WESTMINSTER, Md. — Pushing chunks of asphalt and concrete aside, Carroll County work crews fashioned a makeshift bridge along Trump Road within a matter of hours after it was washed out by the June storm, and residents say the work reflects their rush.
“One of the neighbor’s wheels slid off this weekend and he called me Saturday night in a panic and I’m like, ‘I can’t do anything about it. I know,’” said Lars Hviding.
Hviding says the narrow, makeshift bridge isn’t safe for the residents’ vehicles, much less fire trucks or ambulance, but for more than three months now, the county has held off on making more permanent repairs.
“We’ve got a lot of these roads that are private or common use, if you will, and before… as a good steward of taxpayer dollars, we put a structure in there, it’s our due diligence to insure that indeed does or does not belong to this county,” said County Commissioner Stephen Wantz.

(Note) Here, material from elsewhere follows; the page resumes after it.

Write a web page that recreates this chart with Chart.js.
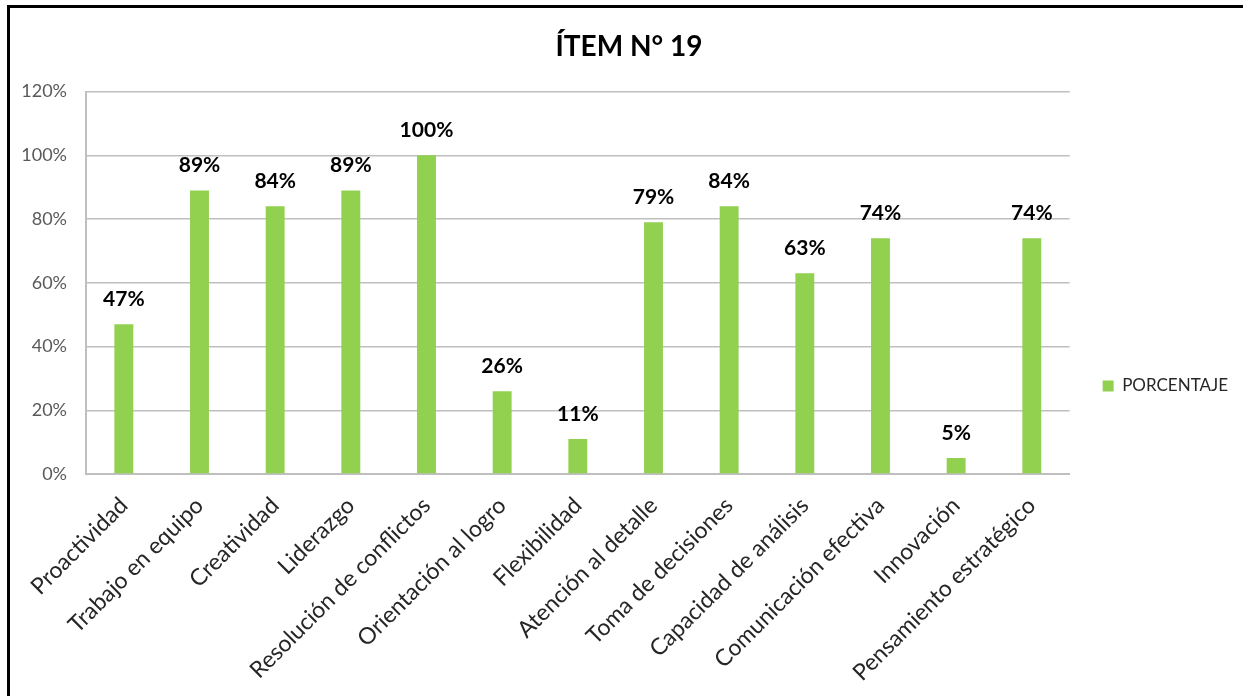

“Historically, the federal government used to run what are referred to as postal routes. The federal government, then, created and maintained those areas of those roads,” added Public Works Deputy Director Douglas Brown.
While the county explores passing the buck, some residents say they’re losing business, unable to get their work trucks out, and risk losing far more.
“They’re trying to do everything they can to not do this repair,” said Ryan Bruckman. “And meanwhile, somebody is going to get hurt or killed going over the edge of this thing, not to mention if a house catches on fire or someone needs an ambulance and it can’t get there quick enough and somebody could die over this.”
Residents say they haven’t filed a lawsuit yet, but they’re prepared to take the county to court if it doesn’t do the right thing.